* [AIM]: Each line below must be set down exactly; omit any image you find.

═══ STORED DATA

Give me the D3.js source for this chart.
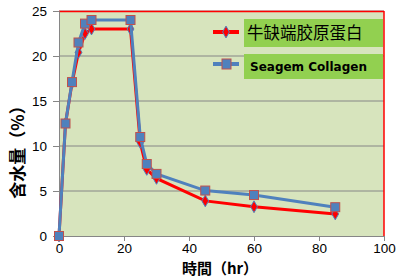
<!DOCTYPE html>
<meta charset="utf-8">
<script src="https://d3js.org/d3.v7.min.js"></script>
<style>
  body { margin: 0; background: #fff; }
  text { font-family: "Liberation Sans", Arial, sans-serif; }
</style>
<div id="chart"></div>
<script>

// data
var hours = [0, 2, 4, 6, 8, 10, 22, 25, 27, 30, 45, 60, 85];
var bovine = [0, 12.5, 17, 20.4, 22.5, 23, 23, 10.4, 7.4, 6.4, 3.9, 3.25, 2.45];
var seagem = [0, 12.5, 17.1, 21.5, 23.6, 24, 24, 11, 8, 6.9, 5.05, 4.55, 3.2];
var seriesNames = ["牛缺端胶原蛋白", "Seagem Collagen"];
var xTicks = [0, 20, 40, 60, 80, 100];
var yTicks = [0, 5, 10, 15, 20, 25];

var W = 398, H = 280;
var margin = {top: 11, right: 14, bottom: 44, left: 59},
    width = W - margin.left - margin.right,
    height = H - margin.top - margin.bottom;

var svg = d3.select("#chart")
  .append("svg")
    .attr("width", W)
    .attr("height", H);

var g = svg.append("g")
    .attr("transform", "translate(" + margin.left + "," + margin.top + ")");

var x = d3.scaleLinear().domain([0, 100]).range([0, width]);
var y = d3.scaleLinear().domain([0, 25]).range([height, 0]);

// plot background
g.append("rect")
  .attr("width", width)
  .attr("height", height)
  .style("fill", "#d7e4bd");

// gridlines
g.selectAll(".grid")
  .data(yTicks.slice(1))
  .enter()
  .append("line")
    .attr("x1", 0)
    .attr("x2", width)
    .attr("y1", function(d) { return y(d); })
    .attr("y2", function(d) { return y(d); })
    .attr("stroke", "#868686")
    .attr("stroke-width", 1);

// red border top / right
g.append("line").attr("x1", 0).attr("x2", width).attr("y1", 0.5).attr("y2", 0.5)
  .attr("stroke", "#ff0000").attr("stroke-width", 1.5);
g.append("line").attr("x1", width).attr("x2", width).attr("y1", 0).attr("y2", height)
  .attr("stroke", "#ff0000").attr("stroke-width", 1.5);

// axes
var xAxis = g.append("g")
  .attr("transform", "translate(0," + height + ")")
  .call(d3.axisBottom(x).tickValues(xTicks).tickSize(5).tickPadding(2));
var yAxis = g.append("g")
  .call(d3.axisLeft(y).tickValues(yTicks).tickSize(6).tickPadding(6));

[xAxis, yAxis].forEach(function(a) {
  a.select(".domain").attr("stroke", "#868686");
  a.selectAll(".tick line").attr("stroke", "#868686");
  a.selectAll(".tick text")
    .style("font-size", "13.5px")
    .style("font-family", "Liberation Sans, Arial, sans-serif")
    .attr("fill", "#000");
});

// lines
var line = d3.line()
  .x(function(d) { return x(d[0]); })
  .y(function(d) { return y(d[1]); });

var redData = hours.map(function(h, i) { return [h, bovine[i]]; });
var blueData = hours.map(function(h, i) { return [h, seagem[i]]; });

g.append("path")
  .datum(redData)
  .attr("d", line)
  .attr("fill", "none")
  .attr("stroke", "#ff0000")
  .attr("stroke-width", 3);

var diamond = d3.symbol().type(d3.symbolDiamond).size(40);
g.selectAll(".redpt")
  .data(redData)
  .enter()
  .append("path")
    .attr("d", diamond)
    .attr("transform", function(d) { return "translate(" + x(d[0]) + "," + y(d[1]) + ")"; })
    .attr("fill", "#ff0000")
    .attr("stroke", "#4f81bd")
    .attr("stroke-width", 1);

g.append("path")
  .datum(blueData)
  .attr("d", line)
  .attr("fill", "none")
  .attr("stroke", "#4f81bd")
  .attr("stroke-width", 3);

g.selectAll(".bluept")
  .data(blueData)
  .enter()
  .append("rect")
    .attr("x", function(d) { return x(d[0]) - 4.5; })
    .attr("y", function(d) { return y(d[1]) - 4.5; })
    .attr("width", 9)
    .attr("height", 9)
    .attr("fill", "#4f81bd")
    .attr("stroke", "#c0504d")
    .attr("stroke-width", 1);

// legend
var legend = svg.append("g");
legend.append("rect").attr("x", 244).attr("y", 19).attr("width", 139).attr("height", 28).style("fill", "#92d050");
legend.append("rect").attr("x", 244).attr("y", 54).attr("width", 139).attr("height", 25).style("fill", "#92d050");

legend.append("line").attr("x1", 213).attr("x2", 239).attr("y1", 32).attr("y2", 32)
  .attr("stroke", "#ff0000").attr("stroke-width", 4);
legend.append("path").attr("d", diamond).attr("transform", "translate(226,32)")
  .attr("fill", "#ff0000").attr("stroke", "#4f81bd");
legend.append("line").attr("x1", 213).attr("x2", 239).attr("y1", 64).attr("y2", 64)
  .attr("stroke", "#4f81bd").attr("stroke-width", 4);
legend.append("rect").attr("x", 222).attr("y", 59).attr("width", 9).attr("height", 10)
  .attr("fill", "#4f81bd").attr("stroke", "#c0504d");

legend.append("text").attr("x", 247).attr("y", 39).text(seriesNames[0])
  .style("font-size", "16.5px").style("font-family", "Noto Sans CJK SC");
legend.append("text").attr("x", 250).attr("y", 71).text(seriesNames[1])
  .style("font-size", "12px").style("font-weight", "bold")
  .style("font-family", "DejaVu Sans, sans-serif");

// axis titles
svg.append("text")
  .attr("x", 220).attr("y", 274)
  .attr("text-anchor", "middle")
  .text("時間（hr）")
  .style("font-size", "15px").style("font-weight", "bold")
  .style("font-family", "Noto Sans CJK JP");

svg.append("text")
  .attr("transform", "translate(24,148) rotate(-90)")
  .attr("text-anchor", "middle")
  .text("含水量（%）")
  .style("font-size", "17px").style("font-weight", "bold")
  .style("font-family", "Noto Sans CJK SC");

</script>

══════

* [THE REPLY]:
Give me the D3.js source for this chart.
<!DOCTYPE html>
<meta charset="utf-8">
<script src="https://d3js.org/d3.v7.min.js"></script>
<style>
  body { margin: 0; background: #fff; }
  text { font-family: "Liberation Sans", Arial, sans-serif; }
</style>
<div id="chart"></div>
<script>

// data
var hours = [0, 2, 4, 6, 8, 10, 22, 25, 27, 30, 45, 60, 85];
var bovine = [0, 12.5, 17, 20.4, 22.5, 23, 23, 10.4, 7.4, 6.4, 3.9, 3.25, 2.45];
var seagem = [0, 12.5, 17.1, 21.5, 23.6, 24, 24, 11, 8, 6.9, 5.05, 4.55, 3.2];
var seriesNames = ["牛缺端胶原蛋白", "Seagem Collagen"];
var xTicks = [0, 20, 40, 60, 80, 100];
var yTicks = [0, 5, 10, 15, 20, 25];

var W = 398, H = 280;
var margin = {top: 11, right: 14, bottom: 44, left: 59},
    width = W - margin.left - margin.right,
    height = H - margin.top - margin.bottom;

var svg = d3.select("#chart")
  .append("svg")
    .attr("width", W)
    .attr("height", H);

var g = svg.append("g")
    .attr("transform", "translate(" + margin.left + "," + margin.top + ")");

var x = d3.scaleLinear().domain([0, 100]).range([0, width]);
var y = d3.scaleLinear().domain([0, 25]).range([height, 0]);

// plot background
g.append("rect")
  .attr("width", width)
  .attr("height", height)
  .style("fill", "#d7e4bd");

// gridlines
g.selectAll(".grid")
  .data(yTicks.slice(1))
  .enter()
  .append("line")
    .attr("x1", 0)
    .attr("x2", width)
    .attr("y1", function(d) { return y(d); })
    .attr("y2", function(d) { return y(d); })
    .attr("stroke", "#868686")
    .attr("stroke-width", 1);

// red border top / right
g.append("line").attr("x1", 0).attr("x2", width).attr("y1", 0.5).attr("y2", 0.5)
  .attr("stroke", "#ff0000").attr("stroke-width", 1.5);
g.append("line").attr("x1", width).attr("x2", width).attr("y1", 0).attr("y2", height)
  .attr("stroke", "#ff0000").attr("stroke-width", 1.5);

// axes
var xAxis = g.append("g")
  .attr("transform", "translate(0," + height + ")")
  .call(d3.axisBottom(x).tickValues(xTicks).tickSize(5).tickPadding(2));
var yAxis = g.append("g")
  .call(d3.axisLeft(y).tickValues(yTicks).tickSize(6).tickPadding(6));

[xAxis, yAxis].forEach(function(a) {
  a.select(".domain").attr("stroke", "#868686");
  a.selectAll(".tick line").attr("stroke", "#868686");
  a.selectAll(".tick text")
    .style("font-size", "13.5px")
    .style("font-family", "Liberation Sans, Arial, sans-serif")
    .attr("fill", "#000");
});

// lines
var line = d3.line()
  .x(function(d) { return x(d[0]); })
  .y(function(d) { return y(d[1]); });

var redData = hours.map(function(h, i) { return [h, bovine[i]]; });
var blueData = hours.map(function(h, i) { return [h, seagem[i]]; });

g.append("path")
  .datum(redData)
  .attr("d", line)
  .attr("fill", "none")
  .attr("stroke", "#ff0000")
  .attr("stroke-width", 3);

var diamond = d3.symbol().type(d3.symbolDiamond).size(40);
g.selectAll(".redpt")
  .data(redData)
  .enter()
  .append("path")
    .attr("d", diamond)
    .attr("transform", function(d) { return "translate(" + x(d[0]) + "," + y(d[1]) + ")"; })
    .attr("fill", "#ff0000")
    .attr("stroke", "#4f81bd")
    .attr("stroke-width", 1);

g.append("path")
  .datum(blueData)
  .attr("d", line)
  .attr("fill", "none")
  .attr("stroke", "#4f81bd")
  .attr("stroke-width", 3);

g.selectAll(".bluept")
  .data(blueData)
  .enter()
  .append("rect")
    .attr("x", function(d) { return x(d[0]) - 4.5; })
    .attr("y", function(d) { return y(d[1]) - 4.5; })
    .attr("width", 9)
    .attr("height", 9)
    .attr("fill", "#4f81bd")
    .attr("stroke", "#c0504d")
    .attr("stroke-width", 1);

// legend
var legend = svg.append("g");
legend.append("rect").attr("x", 244).attr("y", 19).attr("width", 139).attr("height", 28).style("fill", "#92d050");
legend.append("rect").attr("x", 244).attr("y", 54).attr("width", 139).attr("height", 25).style("fill", "#92d050");

legend.append("line").attr("x1", 213).attr("x2", 239).attr("y1", 32).attr("y2", 32)
  .attr("stroke", "#ff0000").attr("stroke-width", 4);
legend.append("path").attr("d", diamond).attr("transform", "translate(226,32)")
  .attr("fill", "#ff0000").attr("stroke", "#4f81bd");
legend.append("line").attr("x1", 213).attr("x2", 239).attr("y1", 64).attr("y2", 64)
  .attr("stroke", "#4f81bd").attr("stroke-width", 4);
legend.append("rect").attr("x", 222).attr("y", 59).attr("width", 9).attr("height", 10)
  .attr("fill", "#4f81bd").attr("stroke", "#c0504d");

legend.append("text").attr("x", 247).attr("y", 39).text(seriesNames[0])
  .style("font-size", "16.5px").style("font-family", "Noto Sans CJK SC");
legend.append("text").attr("x", 250).attr("y", 71).text(seriesNames[1])
  .style("font-size", "12px").style("font-weight", "bold")
  .style("font-family", "DejaVu Sans, sans-serif");

// axis titles
svg.append("text")
  .attr("x", 220).attr("y", 274)
  .attr("text-anchor", "middle")
  .text("時間（hr）")
  .style("font-size", "15px").style("font-weight", "bold")
  .style("font-family", "Noto Sans CJK JP");

svg.append("text")
  .attr("transform", "translate(24,148) rotate(-90)")
  .attr("text-anchor", "middle")
  .text("含水量（%）")
  .style("font-size", "17px").style("font-weight", "bold")
  .style("font-family", "Noto Sans CJK SC");

</script>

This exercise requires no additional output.